▸ **Written instruction**
Return each line of the records with nothing changed, pictures excepted.

········

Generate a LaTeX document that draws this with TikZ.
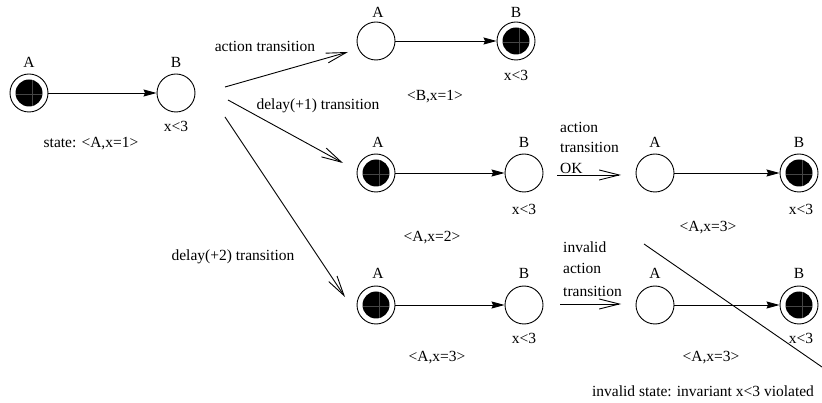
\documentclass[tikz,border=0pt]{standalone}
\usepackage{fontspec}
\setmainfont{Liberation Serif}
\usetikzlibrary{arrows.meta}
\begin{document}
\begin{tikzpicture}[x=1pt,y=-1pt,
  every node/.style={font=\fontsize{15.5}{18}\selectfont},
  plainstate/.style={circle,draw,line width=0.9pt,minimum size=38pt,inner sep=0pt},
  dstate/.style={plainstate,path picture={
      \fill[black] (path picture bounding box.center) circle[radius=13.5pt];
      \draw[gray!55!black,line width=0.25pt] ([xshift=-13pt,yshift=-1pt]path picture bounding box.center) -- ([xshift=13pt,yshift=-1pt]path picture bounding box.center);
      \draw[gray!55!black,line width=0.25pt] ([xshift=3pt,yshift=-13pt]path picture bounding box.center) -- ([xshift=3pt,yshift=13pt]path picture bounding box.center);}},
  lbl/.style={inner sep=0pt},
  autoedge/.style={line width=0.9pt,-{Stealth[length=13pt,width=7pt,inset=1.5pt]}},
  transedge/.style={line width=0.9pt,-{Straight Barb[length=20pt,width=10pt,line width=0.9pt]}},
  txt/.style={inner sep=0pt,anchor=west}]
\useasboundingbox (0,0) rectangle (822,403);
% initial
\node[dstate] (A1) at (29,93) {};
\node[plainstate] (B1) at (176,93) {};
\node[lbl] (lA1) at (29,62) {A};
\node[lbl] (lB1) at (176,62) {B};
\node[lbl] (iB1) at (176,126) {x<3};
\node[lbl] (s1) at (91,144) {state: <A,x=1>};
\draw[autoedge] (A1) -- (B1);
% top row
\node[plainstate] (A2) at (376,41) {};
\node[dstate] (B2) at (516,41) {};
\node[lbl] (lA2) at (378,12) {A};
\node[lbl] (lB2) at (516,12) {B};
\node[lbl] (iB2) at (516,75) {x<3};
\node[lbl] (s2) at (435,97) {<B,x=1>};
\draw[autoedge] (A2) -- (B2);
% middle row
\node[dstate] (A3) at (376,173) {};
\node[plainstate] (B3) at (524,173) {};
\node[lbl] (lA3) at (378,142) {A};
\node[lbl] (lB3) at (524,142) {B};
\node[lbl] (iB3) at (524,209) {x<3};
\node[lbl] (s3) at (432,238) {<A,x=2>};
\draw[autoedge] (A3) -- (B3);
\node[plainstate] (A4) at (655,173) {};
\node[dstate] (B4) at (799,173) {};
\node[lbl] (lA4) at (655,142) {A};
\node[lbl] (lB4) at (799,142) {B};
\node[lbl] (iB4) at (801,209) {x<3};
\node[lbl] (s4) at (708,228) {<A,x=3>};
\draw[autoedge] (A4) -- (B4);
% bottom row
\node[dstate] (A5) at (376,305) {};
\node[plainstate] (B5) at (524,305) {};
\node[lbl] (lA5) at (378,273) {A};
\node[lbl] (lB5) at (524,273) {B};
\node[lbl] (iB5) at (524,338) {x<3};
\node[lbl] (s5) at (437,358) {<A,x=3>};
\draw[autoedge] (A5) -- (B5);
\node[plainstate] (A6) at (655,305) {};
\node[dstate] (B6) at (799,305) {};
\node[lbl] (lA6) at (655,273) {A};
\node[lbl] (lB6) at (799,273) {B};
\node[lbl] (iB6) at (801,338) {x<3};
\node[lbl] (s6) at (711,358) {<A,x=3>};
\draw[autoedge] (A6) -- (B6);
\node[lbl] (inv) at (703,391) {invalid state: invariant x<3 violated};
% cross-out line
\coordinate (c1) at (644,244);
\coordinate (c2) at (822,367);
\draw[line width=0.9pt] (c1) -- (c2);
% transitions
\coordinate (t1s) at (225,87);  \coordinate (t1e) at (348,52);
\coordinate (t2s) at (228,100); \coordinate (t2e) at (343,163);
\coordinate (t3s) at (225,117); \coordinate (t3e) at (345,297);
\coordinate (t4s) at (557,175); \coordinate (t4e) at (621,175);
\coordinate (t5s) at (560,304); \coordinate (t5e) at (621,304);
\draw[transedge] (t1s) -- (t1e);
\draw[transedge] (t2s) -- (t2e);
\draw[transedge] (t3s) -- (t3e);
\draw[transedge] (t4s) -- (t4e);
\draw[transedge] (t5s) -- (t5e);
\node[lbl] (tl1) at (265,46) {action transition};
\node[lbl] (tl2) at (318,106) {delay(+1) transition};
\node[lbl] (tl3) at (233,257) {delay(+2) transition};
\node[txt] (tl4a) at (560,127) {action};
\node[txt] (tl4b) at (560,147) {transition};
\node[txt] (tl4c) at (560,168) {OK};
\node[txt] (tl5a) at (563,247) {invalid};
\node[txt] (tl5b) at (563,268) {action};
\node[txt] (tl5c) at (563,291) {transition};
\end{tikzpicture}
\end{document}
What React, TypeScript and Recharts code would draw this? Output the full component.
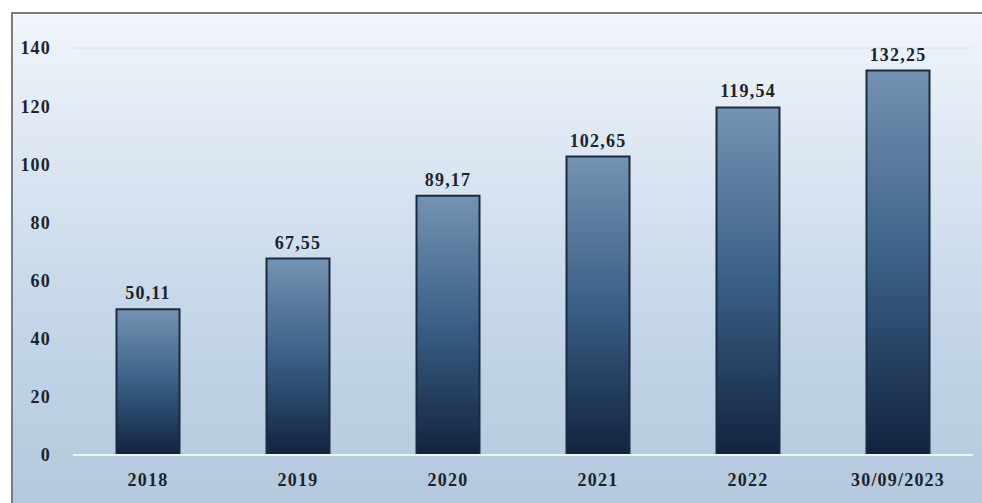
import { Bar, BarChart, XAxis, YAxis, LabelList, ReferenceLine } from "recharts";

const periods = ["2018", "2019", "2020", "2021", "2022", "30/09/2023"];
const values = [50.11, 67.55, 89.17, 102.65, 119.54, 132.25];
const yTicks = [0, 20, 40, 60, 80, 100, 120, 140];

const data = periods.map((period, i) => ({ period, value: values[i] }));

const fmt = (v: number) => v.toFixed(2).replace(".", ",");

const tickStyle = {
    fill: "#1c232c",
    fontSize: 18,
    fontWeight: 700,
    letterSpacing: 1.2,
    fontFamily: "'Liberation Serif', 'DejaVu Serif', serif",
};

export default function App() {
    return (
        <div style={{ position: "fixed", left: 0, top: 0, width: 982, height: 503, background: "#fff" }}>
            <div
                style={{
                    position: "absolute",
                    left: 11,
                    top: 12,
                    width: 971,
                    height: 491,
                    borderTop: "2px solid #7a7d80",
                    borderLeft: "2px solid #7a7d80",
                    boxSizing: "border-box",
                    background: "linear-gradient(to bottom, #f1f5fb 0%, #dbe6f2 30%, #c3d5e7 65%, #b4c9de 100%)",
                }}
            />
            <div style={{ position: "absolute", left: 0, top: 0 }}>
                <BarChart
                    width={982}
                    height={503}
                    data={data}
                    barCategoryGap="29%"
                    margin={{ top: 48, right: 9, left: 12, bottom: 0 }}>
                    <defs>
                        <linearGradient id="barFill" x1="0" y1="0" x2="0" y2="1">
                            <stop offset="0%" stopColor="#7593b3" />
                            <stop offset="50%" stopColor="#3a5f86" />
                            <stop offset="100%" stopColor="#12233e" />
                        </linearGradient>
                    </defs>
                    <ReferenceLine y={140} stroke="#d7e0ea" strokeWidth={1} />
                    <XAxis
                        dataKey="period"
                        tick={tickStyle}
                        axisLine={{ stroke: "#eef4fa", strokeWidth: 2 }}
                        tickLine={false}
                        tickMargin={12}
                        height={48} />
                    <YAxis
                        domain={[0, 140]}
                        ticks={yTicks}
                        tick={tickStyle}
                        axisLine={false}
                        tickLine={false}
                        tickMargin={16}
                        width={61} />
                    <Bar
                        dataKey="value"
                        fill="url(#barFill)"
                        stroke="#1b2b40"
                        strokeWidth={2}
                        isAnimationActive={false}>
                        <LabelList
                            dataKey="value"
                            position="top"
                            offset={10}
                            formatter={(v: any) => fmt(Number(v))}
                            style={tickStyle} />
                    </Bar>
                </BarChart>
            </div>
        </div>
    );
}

········

▸ **Answer**
Generate a LaTeX document that draws this with TikZ.
\documentclass[tikz,border=0pt]{standalone}
\usepackage{fontspec}
\setmainfont{Liberation Serif}
\usetikzlibrary{arrows.meta}
\begin{document}
\begin{tikzpicture}[x=1pt,y=-1pt,
  every node/.style={font=\fontsize{15.5}{18}\selectfont},
  plainstate/.style={circle,draw,line width=0.9pt,minimum size=38pt,inner sep=0pt},
  dstate/.style={plainstate,path picture={
      \fill[black] (path picture bounding box.center) circle[radius=13.5pt];
      \draw[gray!55!black,line width=0.25pt] ([xshift=-13pt,yshift=-1pt]path picture bounding box.center) -- ([xshift=13pt,yshift=-1pt]path picture bounding box.center);
      \draw[gray!55!black,line width=0.25pt] ([xshift=3pt,yshift=-13pt]path picture bounding box.center) -- ([xshift=3pt,yshift=13pt]path picture bounding box.center);}},
  lbl/.style={inner sep=0pt},
  autoedge/.style={line width=0.9pt,-{Stealth[length=13pt,width=7pt,inset=1.5pt]}},
  transedge/.style={line width=0.9pt,-{Straight Barb[length=20pt,width=10pt,line width=0.9pt]}},
  txt/.style={inner sep=0pt,anchor=west}]
\useasboundingbox (0,0) rectangle (822,403);
% initial
\node[dstate] (A1) at (29,93) {};
\node[plainstate] (B1) at (176,93) {};
\node[lbl] (lA1) at (29,62) {A};
\node[lbl] (lB1) at (176,62) {B};
\node[lbl] (iB1) at (176,126) {x<3};
\node[lbl] (s1) at (91,144) {state: <A,x=1>};
\draw[autoedge] (A1) -- (B1);
% top row
\node[plainstate] (A2) at (376,41) {};
\node[dstate] (B2) at (516,41) {};
\node[lbl] (lA2) at (378,12) {A};
\node[lbl] (lB2) at (516,12) {B};
\node[lbl] (iB2) at (516,75) {x<3};
\node[lbl] (s2) at (435,97) {<B,x=1>};
\draw[autoedge] (A2) -- (B2);
% middle row
\node[dstate] (A3) at (376,173) {};
\node[plainstate] (B3) at (524,173) {};
\node[lbl] (lA3) at (378,142) {A};
\node[lbl] (lB3) at (524,142) {B};
\node[lbl] (iB3) at (524,209) {x<3};
\node[lbl] (s3) at (432,238) {<A,x=2>};
\draw[autoedge] (A3) -- (B3);
\node[plainstate] (A4) at (655,173) {};
\node[dstate] (B4) at (799,173) {};
\node[lbl] (lA4) at (655,142) {A};
\node[lbl] (lB4) at (799,142) {B};
\node[lbl] (iB4) at (801,209) {x<3};
\node[lbl] (s4) at (708,228) {<A,x=3>};
\draw[autoedge] (A4) -- (B4);
% bottom row
\node[dstate] (A5) at (376,305) {};
\node[plainstate] (B5) at (524,305) {};
\node[lbl] (lA5) at (378,273) {A};
\node[lbl] (lB5) at (524,273) {B};
\node[lbl] (iB5) at (524,338) {x<3};
\node[lbl] (s5) at (437,358) {<A,x=3>};
\draw[autoedge] (A5) -- (B5);
\node[plainstate] (A6) at (655,305) {};
\node[dstate] (B6) at (799,305) {};
\node[lbl] (lA6) at (655,273) {A};
\node[lbl] (lB6) at (799,273) {B};
\node[lbl] (iB6) at (801,338) {x<3};
\node[lbl] (s6) at (711,358) {<A,x=3>};
\draw[autoedge] (A6) -- (B6);
\node[lbl] (inv) at (703,391) {invalid state: invariant x<3 violated};
% cross-out line
\coordinate (c1) at (644,244);
\coordinate (c2) at (822,367);
\draw[line width=0.9pt] (c1) -- (c2);
% transitions
\coordinate (t1s) at (225,87);  \coordinate (t1e) at (348,52);
\coordinate (t2s) at (228,100); \coordinate (t2e) at (343,163);
\coordinate (t3s) at (225,117); \coordinate (t3e) at (345,297);
\coordinate (t4s) at (557,175); \coordinate (t4e) at (621,175);
\coordinate (t5s) at (560,304); \coordinate (t5e) at (621,304);
\draw[transedge] (t1s) -- (t1e);
\draw[transedge] (t2s) -- (t2e);
\draw[transedge] (t3s) -- (t3e);
\draw[transedge] (t4s) -- (t4e);
\draw[transedge] (t5s) -- (t5e);
\node[lbl] (tl1) at (265,46) {action transition};
\node[lbl] (tl2) at (318,106) {delay(+1) transition};
\node[lbl] (tl3) at (233,257) {delay(+2) transition};
\node[txt] (tl4a) at (560,127) {action};
\node[txt] (tl4b) at (560,147) {transition};
\node[txt] (tl4c) at (560,168) {OK};
\node[txt] (tl5a) at (563,247) {invalid};
\node[txt] (tl5b) at (563,268) {action};
\node[txt] (tl5c) at (563,291) {transition};
\end{tikzpicture}
\end{document}
What React, TypeScript and Recharts code would draw this? Output the full component.
import { Bar, BarChart, XAxis, YAxis, LabelList, ReferenceLine } from "recharts";

const periods = ["2018", "2019", "2020", "2021", "2022", "30/09/2023"];
const values = [50.11, 67.55, 89.17, 102.65, 119.54, 132.25];
const yTicks = [0, 20, 40, 60, 80, 100, 120, 140];

const data = periods.map((period, i) => ({ period, value: values[i] }));

const fmt = (v: number) => v.toFixed(2).replace(".", ",");

const tickStyle = {
    fill: "#1c232c",
    fontSize: 18,
    fontWeight: 700,
    letterSpacing: 1.2,
    fontFamily: "'Liberation Serif', 'DejaVu Serif', serif",
};

export default function App() {
    return (
        <div style={{ position: "fixed", left: 0, top: 0, width: 982, height: 503, background: "#fff" }}>
            <div
                style={{
                    position: "absolute",
                    left: 11,
                    top: 12,
                    width: 971,
                    height: 491,
                    borderTop: "2px solid #7a7d80",
                    borderLeft: "2px solid #7a7d80",
                    boxSizing: "border-box",
                    background: "linear-gradient(to bottom, #f1f5fb 0%, #dbe6f2 30%, #c3d5e7 65%, #b4c9de 100%)",
                }}
            />
            <div style={{ position: "absolute", left: 0, top: 0 }}>
                <BarChart
                    width={982}
                    height={503}
                    data={data}
                    barCategoryGap="29%"
                    margin={{ top: 48, right: 9, left: 12, bottom: 0 }}>
                    <defs>
                        <linearGradient id="barFill" x1="0" y1="0" x2="0" y2="1">
                            <stop offset="0%" stopColor="#7593b3" />
                            <stop offset="50%" stopColor="#3a5f86" />
                            <stop offset="100%" stopColor="#12233e" />
                        </linearGradient>
                    </defs>
                    <ReferenceLine y={140} stroke="#d7e0ea" strokeWidth={1} />
                    <XAxis
                        dataKey="period"
                        tick={tickStyle}
                        axisLine={{ stroke: "#eef4fa", strokeWidth: 2 }}
                        tickLine={false}
                        tickMargin={12}
                        height={48} />
                    <YAxis
                        domain={[0, 140]}
                        ticks={yTicks}
                        tick={tickStyle}
                        axisLine={false}
                        tickLine={false}
                        tickMargin={16}
                        width={61} />
                    <Bar
                        dataKey="value"
                        fill="url(#barFill)"
                        stroke="#1b2b40"
                        strokeWidth={2}
                        isAnimationActive={false}>
                        <LabelList
                            dataKey="value"
                            position="top"
                            offset={10}
                            formatter={(v: any) => fmt(Number(v))}
                            style={tickStyle} />
                    </Bar>
                </BarChart>
            </div>
        </div>
    );
}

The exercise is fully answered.